“I wish that his family or his administration or his staff would have an intervention for the good of the country.”
This is the clearest 25th Amendment talk from public officials we know about since McCabe and Rosenstein in reaction to the Comey firing. And this is a public statement, from the Speaker of the House.
If she is, as she seems to be, in favor of going slow on impeachment and doing lengthy investigations in committee before committing to trying to get articles of impeachment voted on, I think that’s a mistake, unless she intends the go-slow approach as a way to insure that the House doesn’t go with impeachment. The longer such investigations and the formulation of articles of impeachment goes on, the more likely that too many Ds get cold feet over the whole idea of impeachment.
Go-slow would, in contrast, be the way to go if the intent is to pursue the 25th. The House has at least two sorts of duties if it believes that the president is unable to discharge the powers and duties of his office.
One is to challenge the validity of his pretended acts. The idea would be that if Trump is unable to understand a given decision that his handlers pretend he made, then the decision was not really the president’s. The president gets to exercise the powers of his office, but no one else does. I don’t see the House pursuing this sort of duty, which would, for example, involve refusing to recognize a veto that Trump had made on the grounds that he didn’t understand that act, outside of a clear emergency, such as his vetoing a raise in the debt ceiling, for example. Refusing to register a veto, under any other circumstance, would pretty clearly be way too rich for the blood of this House.
The more pedestrian duty the House has if it believes the president is unable to discharge the powers and duties is created by the 25th. Should the VP and cabinet fail to suspend a disabled president, it falls to Congress to appoint that “other body” mentioned in the 25th, to look into his inability. Of course the R Senate is no more going to approve the law actually setting up the other body than it would convict on impeachment, and even if it did, Trump would veto that bill. But the investigation into Trump’s disability that, of course, the House should conduct before it votes on this bill seems to me much more likely than impeachment hearings to damage him and his party with the electorate. And unlike the investigation of potential high crimes and misdemeanors, there’s no need to rush this through before Ds get cold feet.

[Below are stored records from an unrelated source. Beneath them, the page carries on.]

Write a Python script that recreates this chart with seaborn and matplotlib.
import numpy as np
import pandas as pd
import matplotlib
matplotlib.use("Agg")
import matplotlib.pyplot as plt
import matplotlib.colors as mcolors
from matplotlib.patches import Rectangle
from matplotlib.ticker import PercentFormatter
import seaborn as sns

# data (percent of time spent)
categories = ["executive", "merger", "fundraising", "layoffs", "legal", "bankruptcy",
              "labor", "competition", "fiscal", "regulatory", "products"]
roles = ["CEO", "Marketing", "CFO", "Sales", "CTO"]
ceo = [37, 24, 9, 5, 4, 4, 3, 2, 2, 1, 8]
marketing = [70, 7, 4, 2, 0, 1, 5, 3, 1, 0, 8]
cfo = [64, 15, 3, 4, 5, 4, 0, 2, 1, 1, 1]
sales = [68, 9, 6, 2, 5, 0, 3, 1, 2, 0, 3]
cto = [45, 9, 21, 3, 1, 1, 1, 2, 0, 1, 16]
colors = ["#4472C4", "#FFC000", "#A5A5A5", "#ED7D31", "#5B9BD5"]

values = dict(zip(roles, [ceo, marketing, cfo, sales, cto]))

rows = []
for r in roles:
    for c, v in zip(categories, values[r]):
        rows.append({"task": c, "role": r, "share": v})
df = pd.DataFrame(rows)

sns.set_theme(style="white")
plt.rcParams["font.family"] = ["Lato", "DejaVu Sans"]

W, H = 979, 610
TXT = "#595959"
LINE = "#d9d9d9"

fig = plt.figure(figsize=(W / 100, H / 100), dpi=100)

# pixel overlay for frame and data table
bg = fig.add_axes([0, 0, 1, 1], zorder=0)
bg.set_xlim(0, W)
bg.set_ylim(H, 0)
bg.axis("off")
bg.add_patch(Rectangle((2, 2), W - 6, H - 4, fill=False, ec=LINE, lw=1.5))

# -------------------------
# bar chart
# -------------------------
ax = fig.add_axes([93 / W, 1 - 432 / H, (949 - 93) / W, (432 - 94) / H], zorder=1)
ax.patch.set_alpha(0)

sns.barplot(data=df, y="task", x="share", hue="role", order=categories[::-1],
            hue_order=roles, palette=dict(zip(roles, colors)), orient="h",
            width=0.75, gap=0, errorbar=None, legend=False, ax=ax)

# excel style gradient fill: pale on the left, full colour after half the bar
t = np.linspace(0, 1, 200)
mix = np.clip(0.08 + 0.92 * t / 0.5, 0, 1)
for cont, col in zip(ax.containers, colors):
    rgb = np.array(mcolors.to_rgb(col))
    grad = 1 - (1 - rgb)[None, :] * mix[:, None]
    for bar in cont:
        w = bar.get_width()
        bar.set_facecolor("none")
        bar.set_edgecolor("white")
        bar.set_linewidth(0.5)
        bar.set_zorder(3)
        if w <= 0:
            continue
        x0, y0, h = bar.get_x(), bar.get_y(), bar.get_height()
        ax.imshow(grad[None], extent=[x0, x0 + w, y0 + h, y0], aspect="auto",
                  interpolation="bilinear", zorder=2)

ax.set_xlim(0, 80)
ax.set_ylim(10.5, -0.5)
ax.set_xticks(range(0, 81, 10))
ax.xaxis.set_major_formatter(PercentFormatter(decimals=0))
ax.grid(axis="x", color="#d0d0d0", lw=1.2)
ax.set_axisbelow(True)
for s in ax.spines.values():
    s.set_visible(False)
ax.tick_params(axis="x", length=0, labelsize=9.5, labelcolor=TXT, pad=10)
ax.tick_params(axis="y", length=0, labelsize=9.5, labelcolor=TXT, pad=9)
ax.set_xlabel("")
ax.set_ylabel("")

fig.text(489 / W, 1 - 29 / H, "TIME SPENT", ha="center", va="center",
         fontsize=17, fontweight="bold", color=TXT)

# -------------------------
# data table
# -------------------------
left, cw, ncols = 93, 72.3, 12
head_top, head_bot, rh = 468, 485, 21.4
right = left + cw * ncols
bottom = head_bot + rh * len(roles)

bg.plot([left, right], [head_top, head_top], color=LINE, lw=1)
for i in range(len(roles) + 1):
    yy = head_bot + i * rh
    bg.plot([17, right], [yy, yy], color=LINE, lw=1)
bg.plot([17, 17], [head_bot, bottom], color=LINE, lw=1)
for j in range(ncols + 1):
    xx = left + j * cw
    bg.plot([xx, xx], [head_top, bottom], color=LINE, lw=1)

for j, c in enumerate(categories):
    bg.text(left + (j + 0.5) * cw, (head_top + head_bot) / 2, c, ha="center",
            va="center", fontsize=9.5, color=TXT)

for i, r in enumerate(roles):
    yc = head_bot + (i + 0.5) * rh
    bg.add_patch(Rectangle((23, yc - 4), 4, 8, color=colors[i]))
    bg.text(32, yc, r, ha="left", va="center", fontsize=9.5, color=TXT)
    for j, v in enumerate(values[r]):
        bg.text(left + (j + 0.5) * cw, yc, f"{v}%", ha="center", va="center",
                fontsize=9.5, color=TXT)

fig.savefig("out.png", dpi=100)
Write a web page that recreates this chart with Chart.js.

It should not be difficult for Ds to vote for this bill, because this other body would have no power to suspend the president unless the VP agrees with a finding it makes of inability to discharge the powers and duties. It would be presented as a purely advisory body providing the benefit of subject-matter expertise to a VP trying to discern if dementia or some other disabling condition was responsible for the president’s dysfunctional behavior. Let the Senate vote the bill down, as that disposition of the proffered expert advice would mean that the R Senate majority thinks that there is not any slightest possible question raised by anything he has said or done of Trump’s mental fitness for the most difficult job on the planet. The investigation in the House will, I’m sure, turn up voluminous evidence of the extent and stability of his genius.
It should go without saying, that, of course, Pelosi’s statement may not be the opening move in any strategy. It is more likely just her off-the-cuff reaction to Trump’s latest bit of demented behavior. But, opening move in a strategy or not, Ds might stumble into this strategy as Trump’s behavior becomes ever more dysfunctional, and impeachment stalls over cold feet in the caucus.